We are told, however, that the economics of the business has changed, that while at the passage of the Act most livestock purchases were at these stockyards, now a substantial portion — about 40 percent, it is said — takes place at private livestock markets such as feed yards and country points. From this it is argued that the present Regulation is needed to keep the business in the public markets, where there is regulation and competition, and out of the private markets where there is no competitive bidding and regulation. If the Act does not fit the present economics of the business, a problem is presented for the Congress. Though our preference were for monopoly and against competition, we should “guard against the danger of sliding unconsciously from the narrow confines of law into the more spacious domain of policy.” Phelps Dodge Corp. v. Labor Board, 313 U. S. 177, 194.

We take the Act as written. As written, it is aimed at all monopoly practices, of which discrimination is one. When Chief Justice Taft wrote of the aim of the Act in *290terms of the ends of a monopoly, he wrote faithfully to the legislative history. The Senate Report, supra, at 7, stated “It has been demonstrated beyond question that the history of the development of this industry has been the history of one effort after another to set up monopoly.” The present Regulations, it seems, have had a long ancestry.

Affirmed.

The Regulation goes on to state the applicability of the foregoing provisions.

“The normal marketing area from which livestock would normally come to the public market at this Stockyard, and which is the area to which this subdivision (c) shall apply, is defined as all of the state of Colorado except that part listed as follows:
“The area lying east of the line beginning with the westerly boundary of the County of Sedgwick where it intersects the Nebraska state line; thence south along the county line of Sedgwick and Phillips counties; thence west and south along the western boundary of Yuma county to its intersection with U. S. Highway 36; thence west to Cope and south along Colorado Highway 59 to Eads, Colorado; thence westerly along Highway 96 to Ordway; thence south on Highway 71 to Timpas; thence southwesterly via Highway 350 to Trinidad; thence south to New Mexico state line.
“The provisions of paragraph (e) do not apply on livestock solely used for breeding purposes.”
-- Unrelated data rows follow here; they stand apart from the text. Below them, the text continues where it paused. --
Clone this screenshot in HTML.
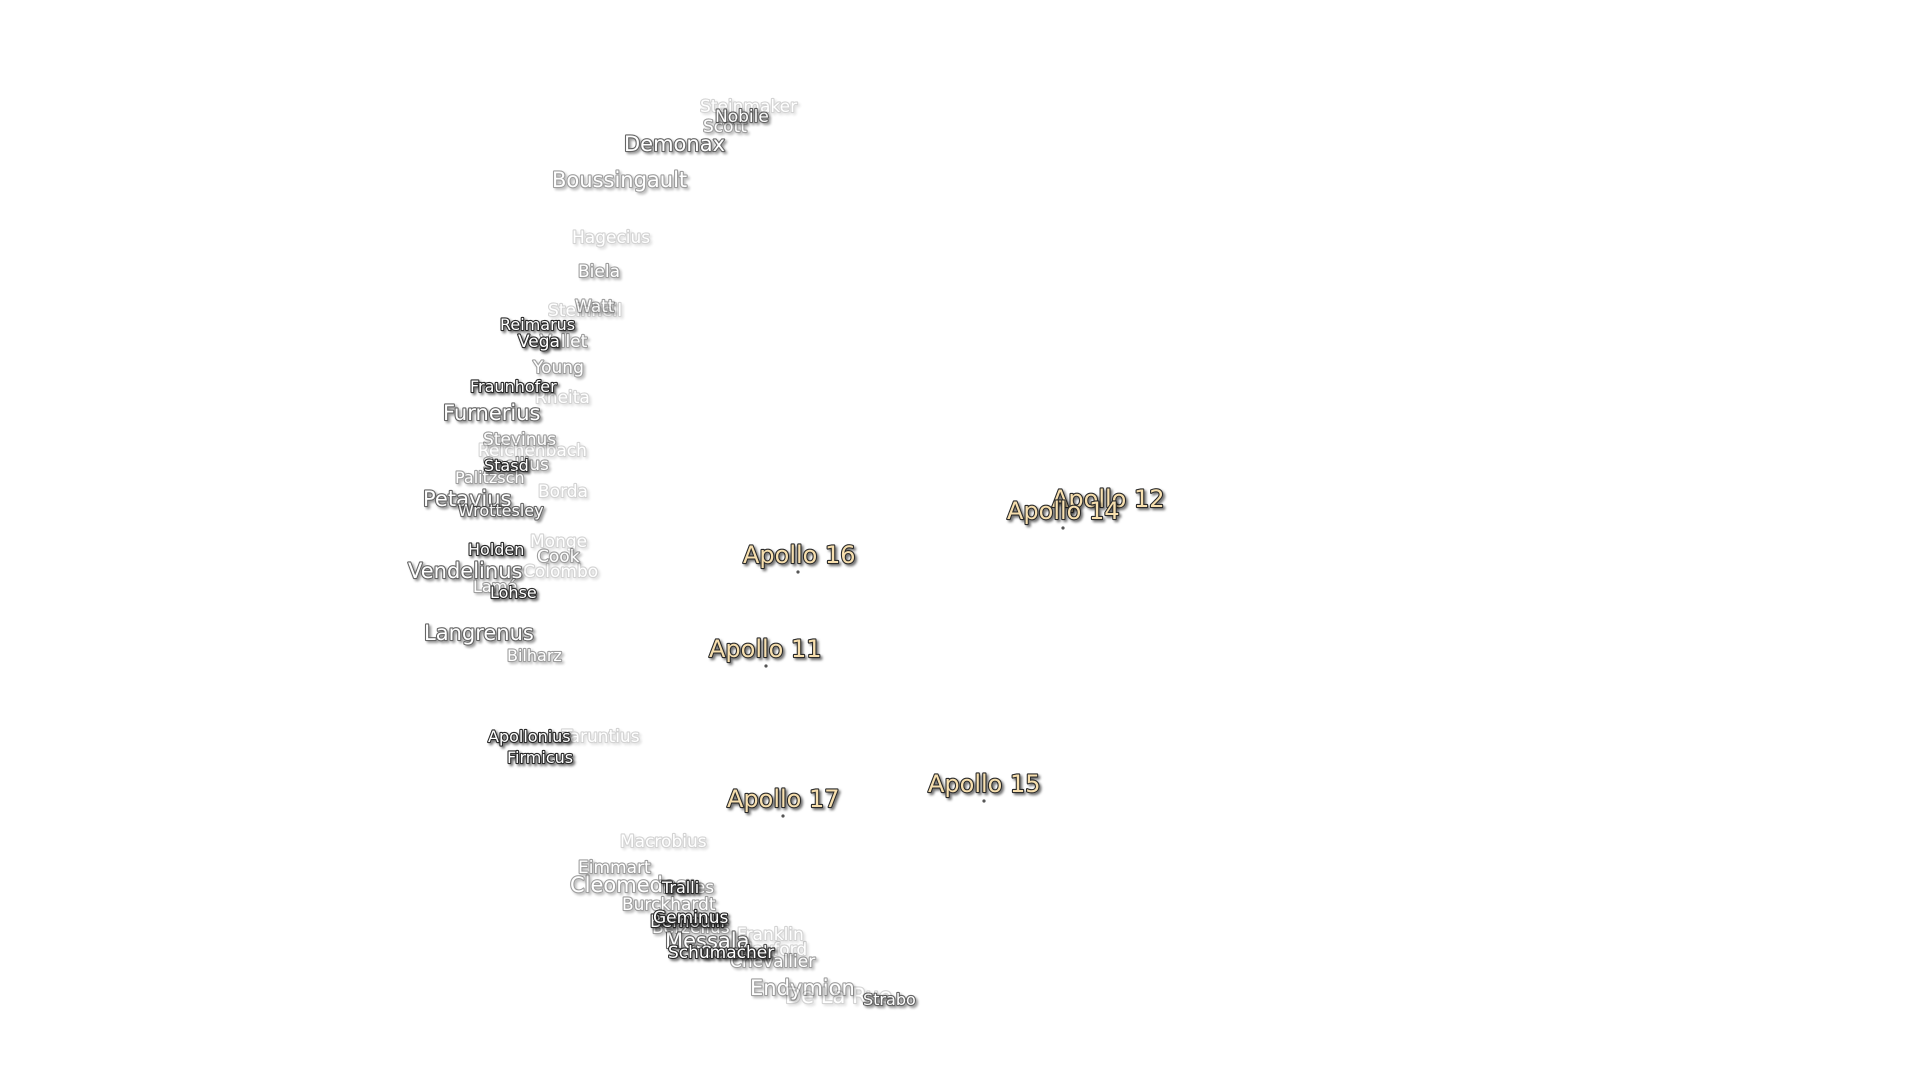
<!DOCTYPE html>
<html><head><meta charset="utf-8"><style>
html,body{margin:0;padding:0;background:#fff;width:1920px;height:1080px;overflow:hidden}
svg{position:absolute;left:0;top:0}
text{font-family:"DejaVu Sans","Liberation Sans",sans-serif;paint-order:stroke;stroke-linejoin:round}
.c{fill:#fff;stroke:#2a2a2a;stroke-width:2.2px;filter:url(#sh)}
.a{fill:#f7dfae;stroke:#2a2a2a;stroke-width:2.2px;font-size:24px;filter:url(#sh)}
.L{font-size:21px}.M{font-size:17px}.S{font-size:16px}
.f1{opacity:1}.f2{opacity:.72}.f3{opacity:.45}.f4{opacity:.2}
</style></head><body>
<svg width="1920" height="1080" viewBox="0 0 1920 1080">
<defs><filter id="sh" x="-10%" y="-30%" width="130%" height="170%"><feDropShadow dx="2" dy="2" stdDeviation="1.2" flood-color="#000" flood-opacity="0.55"/></filter></defs>
<text class="c M f4" x="700" y="112">Steinmaker</text>
<text class="c M f3" x="703" y="132">Scott</text>
<text class="c M f2" x="715" y="122">Nobile</text>
<text class="c L f2" x="624" y="151">Demonax</text>
<text class="c L f3" x="552" y="187">Boussingault</text>
<text class="c M f4" x="572" y="243">Hagecius</text>
<text class="c M f3" x="578" y="277">Biela</text>
<text class="c M f4" x="548" y="316">Steinheil</text>
<text class="c M f3" x="575" y="312">Watt</text>
<text class="c M f3" x="540" y="347">Vallet</text>
<text class="c S f1" x="500" y="330">Reimarus</text>
<text class="c M f1" x="518" y="347">Vega</text>
<text class="c M f3" x="533" y="373">Young</text>
<text class="c M f4" x="535" y="403">Rheita</text>
<text class="c S f1" x="470" y="392">Fraunhofer</text>
<text class="c L f2" x="443" y="420">Furnerius</text>
<text class="c M f3" x="483" y="445">Stevinus</text>
<text class="c M f4" x="478" y="456">Reichenbach</text>
<text class="c M f3" x="483" y="470">Snellius</text>
<text class="c S f1" x="484" y="471">Stasd</text>
<text class="c S f3" x="455" y="483">Palitzsch</text>
<text class="c M f4" x="538" y="497">Borda</text>
<text class="c L f2" x="423" y="506">Petavius</text>
<text class="c S f2" x="458" y="516">Wrottesley</text>
<text class="c M f4" x="530" y="547">Monge</text>
<text class="c S f1" x="468" y="555">Holden</text>
<text class="c M f3" x="537" y="562">Cook</text>
<text class="c M f4" x="523" y="577">Colombo</text>
<text class="c L f2" x="408" y="578">Vendelinus</text>
<text class="c S f3" x="473" y="592">Lamé</text>
<text class="c S f1" x="490" y="598">Lohse</text>
<text class="c L f2" x="424" y="640">Langrenus</text>
<text class="c S f3" x="507" y="661">Bilharz</text>
<text class="c M f4" x="562" y="742">Taruntius</text>
<text class="c S f1" x="488" y="742">Apollonius</text>
<text class="c S f1" x="507" y="763">Firmicus</text>
<text class="c M f4" x="620" y="847">Macrobius</text>
<text class="c M f3" x="578" y="873">Eimmart</text>
<text class="c L f3" x="570" y="892">Cleomedes</text>
<text class="c M f3" x="660" y="893">Tralles</text>
<text class="c S f1" x="662" y="893">Tralli</text>
<text class="c M f3" x="622" y="910">Burckhardt</text>
<text class="c M f3" x="652" y="933">Berzelius</text>
<text class="c M f1" x="650" y="927">Bernoulli</text>
<text class="c M f1" x="653" y="923">Geminus</text>
<text class="c M f4" x="737" y="940">Franklin</text>
<text class="c M f4" x="740" y="955">Hayford</text>
<text class="c L f2" x="665" y="948">Messala</text>
<text class="c M f3" x="730" y="967">Chevallier</text>
<text class="c M f2" x="700" y="958">Oersted</text>
<text class="c M f1" x="668" y="958">Schumacher</text>
<text class="c L f3" x="750" y="995">Endymion</text>
<text class="c L f4" x="785" y="1003">De La Rue</text>
<text class="c S f2" x="863" y="1005">Strabo</text>

<text class="a" x="1052" y="507">Apollo 12</text>
<text class="a" x="1007" y="519">Apollo 14</text>
<text class="a" x="743" y="563">Apollo 16</text>
<text class="a" x="709" y="657">Apollo 11</text>
<text class="a" x="928" y="792">Apollo 15</text>
<text class="a" x="727" y="807">Apollo 17</text>
<g fill="#555">
<circle cx="1063" cy="528" r="1.6"/><circle cx="798" cy="572" r="1.6"/><circle cx="766" cy="666" r="1.6"/>
<circle cx="984" cy="801" r="1.6"/><circle cx="783" cy="816" r="1.6"/>
</g>
</svg>
</body></html>
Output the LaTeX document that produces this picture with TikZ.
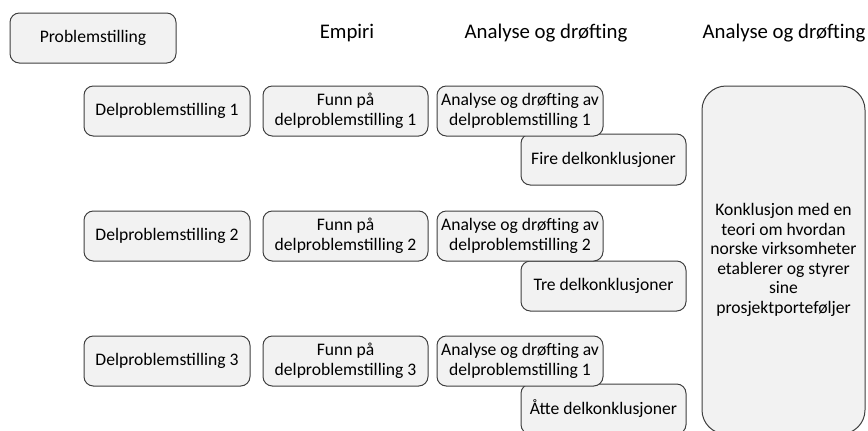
\documentclass[tikz,border=0pt]{standalone}
\usepackage{fontspec}
\setmainfont{Carlito}
\begin{document}
\begin{tikzpicture}[x=0.75pt,y=-0.75pt,
  box/.style={draw=boxline, fill=boxfill, line width=0.75pt, rounded corners=7pt,
    align=center, inner sep=0pt, font=\fontsize{13.2}{14.6}\selectfont},
  bx/.style 2 args={minimum width=#1*0.75pt, minimum height=#2*0.75pt},
  head/.style={font=\fontsize{15.6}{18}\selectfont, inner sep=0pt}]
\definecolor{boxfill}{HTML}{F2F2F2}
\definecolor{boxline}{HTML}{3F3F3F}
\useasboundingbox (0,0) rectangle (868,430);
\fill[white] (0,0) rectangle (868,430);

% column headings
\node[head] (hemp) at (347,33) {Empiri};
\node[head] (hana) at (546,33) {Analyse og drøfting};
\node[head] (hkon) at (784,33) {Analyse og drøfting};

% main problem
\node[box, bx={166}{50}] (prob) at (93,38) {Problemstilling};

% sub-problems
\node[box, bx={166}{50}] (dp1) at (167,111) {Delproblemstilling 1};
\node[box, bx={166}{50}] (dp2) at (167,236) {Delproblemstilling 2};
\node[box, bx={166}{50}] (dp3) at (167,361) {Delproblemstilling 3};

% findings
\node[box, bx={165}{50}] (funn1) at (345.5,111) {Funn på\\delproblemstilling 1};
\node[box, bx={165}{50}] (funn2) at (345.5,236) {Funn på\\delproblemstilling 2};
\node[box, bx={165}{50}] (funn3) at (345.5,361) {Funn på\\delproblemstilling 3};

% partial conclusions
\node[box, bx={165}{51}] (konk1) at (603.5,159.5) {Fire delkonklusjoner};
\node[box, bx={165}{50}] (konk2) at (603.5,286) {Tre delkonklusjoner};
\node[box, bx={165}{50}] (konk3) at (603.5,409) {Åtte delkonklusjoner};

% analysis
\node[box, bx={166}{50}] (ana1) at (520,111) {Analyse og drøfting av\\delproblemstilling 1};
\node[box, bx={166}{50}] (ana2) at (520,236) {Analyse og drøfting av\\delproblemstilling 2};
\node[box, bx={166}{50}] (ana3) at (520,361) {Analyse og drøfting av\\delproblemstilling 1};

% overall conclusion
\node[box, bx={163}{348}, rounded corners=18pt] (konk) at (783.5,260)
  {Konklusjon med en\\teori om hvordan\\norske virksomheter\\etablerer og styrer\\sine\\prosjektporteføljer};
\end{tikzpicture}
\end{document}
The authority of the Judicial Officer was delegated by the Secretary of Agriculture (10 Fed. Reg. 13769; 11 Fed. Reg. 177A-233; 18 Fed. Reg. 3219, 3648; 19 Fed. Reg. 11) pursuant to the Act of April 4, 1940, 54 Stat. 81, 5 U. S. C. § 516a et seq.

The Court of Appeals had jurisdiction to review the case under 64 Stat. 1129, 5 U. S. C. § 1032.

For the definition of the “normal marketing area” see note 1, supra.

Whether the Regulations as applied to “dealers” are valid is a question we do not reach.